I’ve had family worship, I’ve had Sunday school, I’ve had let’s all have the children come forward and let’s pray for them before they’re dismissed. I’ve had, you know, conferences, I’ve had church potlucks I’ve had, you know, I’ve had religion, I’ve had, you know, the environment. I’ve had it all, all the components, if you will. But I hadn’t had an encounter for myself with God. I haven’t had a relationship for myself. And this was that one moment I wasn’t ripping and running. I just said, “God, that’s it, I’m done. I give it all to You. I lay it all right here. This may end up turning out to be nothing, but God, I have nothing else. I have nowhere else to turn. I give You my life.
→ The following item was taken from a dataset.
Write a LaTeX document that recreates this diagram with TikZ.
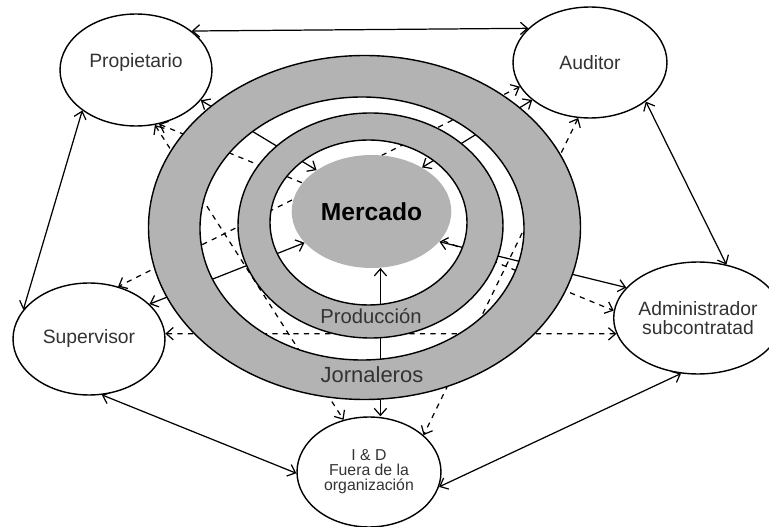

I surrender it all right here.”

 

It was just me, the prodigal son in the far country, squandering his father’s inheritance. And as it says of him, “so he came to his senses,” God met me where I was. God did a miracle in my life, not only by being born again, and experiencing the Lord, but He also did a miracle by calling me to the ministry, to be able to lead. Because it was one, like Jonah, I had run away from. I think that’s one of the ways you can know, it’s the last thing I wanted to be doing and yet, God, God had to bring a series of events about in order to bring me to that place. 

 

My whole life has been about reaching the generations. It’s returning the hearts of the fathers to the children, and the children to the fathers. And I think that’s what’s needed because there’s a divide. We see that in our nation, we see that in our world, but we also see it in church. I think the church is supposed to lead the way, but the only way that the church could lead the way is if the church is first healed. If the church is healed, the church can show the way. But if the church is not healed, the church will never be able to show the way because it’s in the same condition as the culture at large. 

 

I just praise God, that He’s done a mending work in my own heart and He’s brought me to Him so that I can now know God as Father, because Jesus knows Him as Father. And what does Paul say in Ephesians, arise? Arise, and Christ shall give you light. He wants to shine forth. I think one of the ways He shines forth is by helping us see not religion, but God as Father. In doing so, we are able to be a light of hope, a beacon of hope, to a world lost and dying. 

 

The Gospel is powerful. It’s powerful. The same voice that said, “Lazarus, come forth.” and Lazarus had nothing else that he could do but come forth, it’s that same voice that is calling sons and daughters to come forth.



The Gospel is powerful. It's powerful. The same voice that said, “Lazarus, come forth.” and Lazarus had nothing else that he could do but come forth, it’s that same voice that is calling sons and daughters to come forth.